REQUIREMENT: Exactly retype the opening line of the entries and every line after it, ending with the line that contains "-- ($(#2)+(14.5,-15)$) -- ($(#2)+(7,-15)$)". Skip all pictures.

═════ MATERIAL PROVIDED

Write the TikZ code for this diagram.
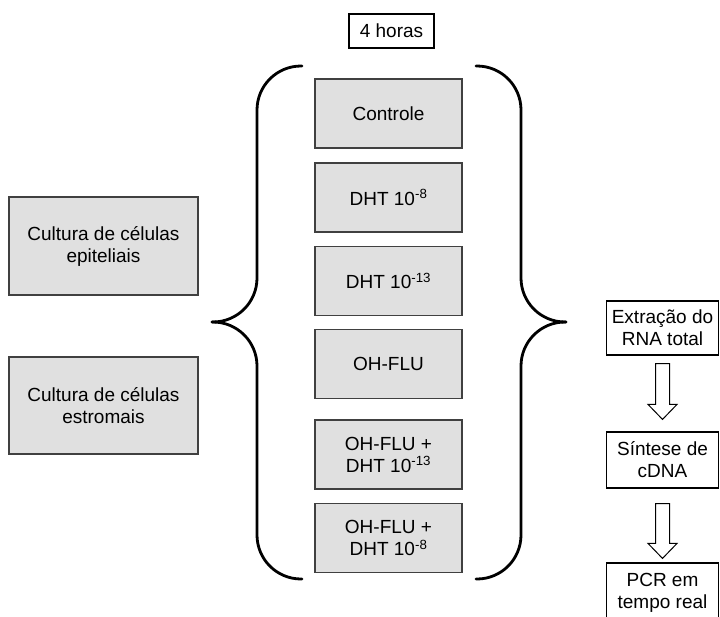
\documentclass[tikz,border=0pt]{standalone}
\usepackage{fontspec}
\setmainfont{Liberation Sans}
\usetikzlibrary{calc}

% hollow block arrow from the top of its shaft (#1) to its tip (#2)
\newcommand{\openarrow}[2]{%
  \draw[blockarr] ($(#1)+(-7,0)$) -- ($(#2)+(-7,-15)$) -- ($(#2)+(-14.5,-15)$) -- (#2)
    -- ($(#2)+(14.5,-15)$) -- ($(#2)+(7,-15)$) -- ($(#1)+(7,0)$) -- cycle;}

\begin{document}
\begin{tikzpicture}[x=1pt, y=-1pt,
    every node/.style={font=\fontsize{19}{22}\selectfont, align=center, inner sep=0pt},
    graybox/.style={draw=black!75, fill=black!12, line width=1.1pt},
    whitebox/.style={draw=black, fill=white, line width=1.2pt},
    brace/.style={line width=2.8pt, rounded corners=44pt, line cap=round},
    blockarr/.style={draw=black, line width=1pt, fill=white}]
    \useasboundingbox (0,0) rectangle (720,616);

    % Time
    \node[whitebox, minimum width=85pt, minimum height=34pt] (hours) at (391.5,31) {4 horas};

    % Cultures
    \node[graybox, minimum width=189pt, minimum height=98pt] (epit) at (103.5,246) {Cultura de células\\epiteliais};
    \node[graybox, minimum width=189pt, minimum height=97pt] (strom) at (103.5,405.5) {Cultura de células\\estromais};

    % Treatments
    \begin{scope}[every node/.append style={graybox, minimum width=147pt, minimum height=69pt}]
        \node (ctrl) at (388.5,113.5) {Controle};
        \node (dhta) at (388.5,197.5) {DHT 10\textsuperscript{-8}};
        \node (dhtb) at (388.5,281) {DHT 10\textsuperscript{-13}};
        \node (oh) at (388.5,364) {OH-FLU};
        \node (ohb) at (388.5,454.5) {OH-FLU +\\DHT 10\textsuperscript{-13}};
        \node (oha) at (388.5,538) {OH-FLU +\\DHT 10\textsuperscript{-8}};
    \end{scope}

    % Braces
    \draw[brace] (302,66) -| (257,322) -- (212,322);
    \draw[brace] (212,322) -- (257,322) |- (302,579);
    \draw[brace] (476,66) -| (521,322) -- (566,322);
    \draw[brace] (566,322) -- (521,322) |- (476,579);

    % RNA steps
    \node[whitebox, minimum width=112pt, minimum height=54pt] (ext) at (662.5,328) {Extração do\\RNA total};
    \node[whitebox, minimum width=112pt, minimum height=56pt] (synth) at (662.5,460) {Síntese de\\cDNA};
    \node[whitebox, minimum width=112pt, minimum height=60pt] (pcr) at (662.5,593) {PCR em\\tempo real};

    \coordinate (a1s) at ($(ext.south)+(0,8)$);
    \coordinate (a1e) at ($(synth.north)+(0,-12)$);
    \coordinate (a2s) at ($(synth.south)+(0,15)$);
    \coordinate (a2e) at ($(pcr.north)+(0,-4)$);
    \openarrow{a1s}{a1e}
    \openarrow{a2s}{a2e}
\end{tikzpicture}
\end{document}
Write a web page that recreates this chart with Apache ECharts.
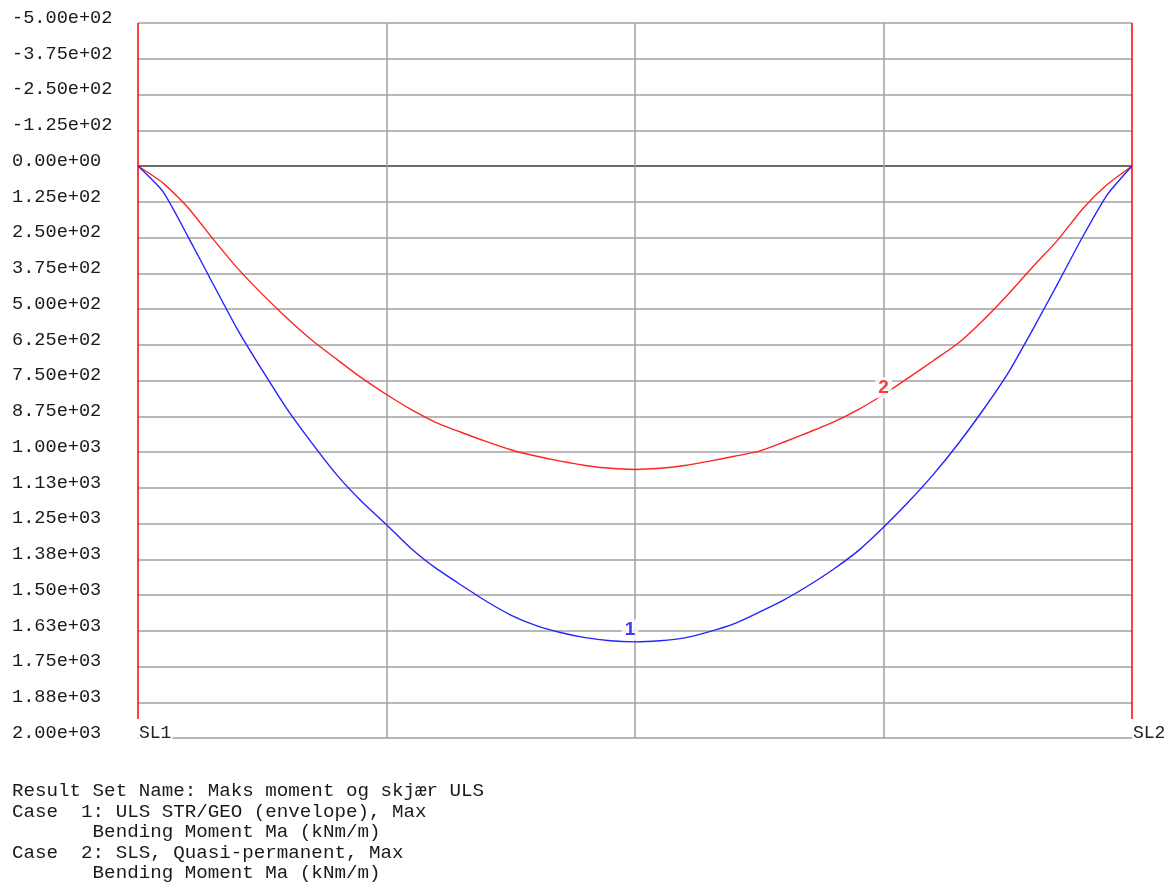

══════════

RESULT OF THIS TASK:
Write the TikZ code for this diagram.
\documentclass[tikz,border=0pt]{standalone}
\usepackage{fontspec}
\setmainfont{Liberation Sans}
\usetikzlibrary{calc}

% hollow block arrow from the top of its shaft (#1) to its tip (#2)
\newcommand{\openarrow}[2]{%
  \draw[blockarr] ($(#1)+(-7,0)$) -- ($(#2)+(-7,-15)$) -- ($(#2)+(-14.5,-15)$) -- (#2)
    -- ($(#2)+(14.5,-15)$) -- ($(#2)+(7,-15)$) -- ($(#1)+(7,0)$) -- cycle;}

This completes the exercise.